Liver Fat Quantification Network with Body Shape
Qiyue Wang, Wu Xue, Xiaoke Zhang, Fang Jin, James Hahn
TL;DR
The paper addresses the problem of non-invasively quantifying liver fat percentage from body shape, highlighting the inadequacy of grade-based assessment for continuous monitoring. It introduces a two-stream regression network with a lightweight multi-channel attention module that maps frontal and lateral 2D body shape maps to liver fat percentage, leveraging joint regression and classification objectives. On a CT-derived dataset with ground-truth liver fat from HU averages, the method achieves a regression RMSE of $5.26\%$ and $R^2$ of $0.815$, outperforming linear models and baseline deep-learning architectures.
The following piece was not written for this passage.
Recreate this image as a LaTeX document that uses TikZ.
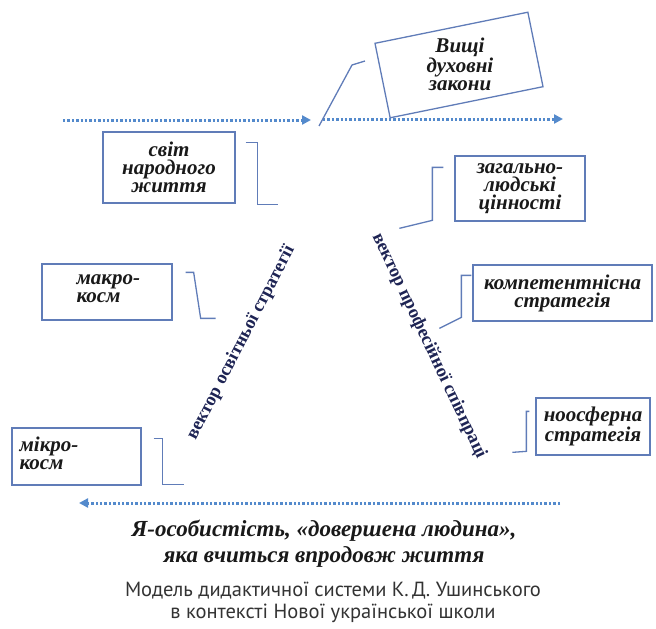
\documentclass[tikz,border=0pt]{standalone}
\usepackage{fontspec}
\setmainfont{Liberation Serif}
\newfontfamily\capfont{PT Sans}
\usetikzlibrary{arrows.meta}

\definecolor{boxblue}{RGB}{96,124,184}
\definecolor{dotblue}{RGB}{84,138,204}
\definecolor{vecnavy}{RGB}{30,36,84}

\begin{document}
\begin{tikzpicture}[x=1pt,y=-1pt]
	\tikzset{box/.style={draw=boxblue,line width=1.3pt,inner sep=0pt}}
	\tikzset{boxtext/.style={align=center,font=\fontsize{21}{18}\selectfont\bfseries\itshape,text=black!90}}
	\tikzset{link/.style={draw=boxblue,line width=1.3pt}}
	\tikzset{dotarrow/.style={draw=dotblue,line width=3pt,dash pattern=on 2.4pt off 2pt,-{Triangle[length=9pt,width=9pt]}}}
	\tikzset{vec/.style={font=\fontsize{18.5}{18}\selectfont\bfseries,text=vecnavy}}
	\useasboundingbox (0,0) rectangle (656,629);
	% arrows
	\coordinate (top1) at (63,120);
	\coordinate (top2) at (311,120);
	\coordinate (top3) at (323,119);
	\coordinate (top4) at (563,119);
	\coordinate (bot1) at (560,503);
	\coordinate (bot2) at (79,503);
	\draw[dotarrow] (top1) -- (top2);
	\draw[dotarrow] (top3) -- (top4);
	\draw[dotarrow] (bot1) -- (bot2);
	% boxes
	\node[box,rotate=11.5,minimum width=156pt,minimum height=76pt] (vframe) at (459,65) {};
	\node[boxtext] (vyshchi) at (460,64) {Вищі\\духовні\\закони};
	\node[box,boxtext,minimum width=132pt,minimum height=71pt] (svit) at (169,167.5) {світ\\народного\\життя};
	\node[box,boxtext,minimum width=130pt,minimum height=65pt] (zagal) at (520,188.5) {загально-\\людські\\цінності};
	\node[box,boxtext,minimum width=179pt,minimum height=56pt] (kompet) at (562.5,293) {компетентнісна\\стратегія};
	\node[box,boxtext,minimum width=114pt,minimum height=57pt] (noos) at (593,426.5) {ноосферна\\стратегія};
	\node[box,minimum width=130pt,minimum height=56pt] (makro) at (107,292) {};
	\node[boxtext,align=left,anchor=west] (makrot) at (73,289) {макро-\\косм};
	\node[box,minimum width=129pt,minimum height=57pt] (mikro) at (76.5,456.5) {};
	\node[boxtext,align=left,anchor=west] (mikrot) at (16,453) {мікро-\\косм};
	% brackets
	\draw[link] (top3) ++(-4,7) -- ++(33,-61) -- ++(13,-4);
	\draw[link] (svit.north east) ++(10,11) -- ++(12,0) -- ++(0,62) -- ++(20,0);
	\draw[link] (zagal.north west) ++(-11,12) -- ++(-11,0) -- ++(0,53) -- ++(-33,8);
	\draw[link] (kompet.north west) ++(-1,11) -- ++(-10,0) -- ++(0,42) -- ++(-22,11);
	\draw[link] (noos.north west) ++(-6,14) -- ++(-3,0) -- ++(0,40) -- ++(-14,1);
	\draw[link] (makro.north east) ++(13,9) -- ++(8,0) -- ++(7,46) -- ++(15,0);
	\draw[link] (mikro.north east) ++(12,11) -- ++(9,0) -- ++(0,46) -- ++(21,0);
	% vectors
	\node[vec,rotate=62.7] (osvit) at (241,343) {вектор освітньої стратегії};
	\node[vec,rotate=-64.8] (prof) at (429,346) {вектор професійної співпраці};
	% bottom
	\node[boxtext,font=\fontsize{23}{26}\selectfont\bfseries\itshape] (ya) at (324,544) {Я-особистість, «довершена людина»,\\яка вчиться впродовж життя};
	\node[align=center,font=\capfont\fontsize{20.5}{22}\selectfont,text=black!80] (cap) at (333,602) {Модель дидактичної системи К.\,Д.~Ушинського\\в контексті Нової української школи};
\end{tikzpicture}
\end{document}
The approach offers a cheaper, more accessible alternative for monitoring hepatic steatosis, with interpretable region-based activations via Grad-CAM.
Abstract
It is critically important to detect the content of liver fat as it is related to cardiac complications and cardiovascular disease mortality. However, existing methods are either associated with high cost and/or medical complications (e.g., liver biopsy, imaging technology) or only roughly estimate the grades of steatosis. In this paper, we propose a deep neural network to estimate the percentage of liver fat using only body shapes. The proposed is composed of a flexible baseline network and a lightweight Attention module. The attention module is trained to generate discriminative and diverse features which significant improve the performance. In order to validate the method, we perform extensive tests on the public medical dataset. The results verify that our proposed method yields state-of-the-art performance with Root mean squared error (RMSE) of 5.26% and R-Squared value over 0.8. It offers an accurate and more accessible assessment of hepatic steatosis.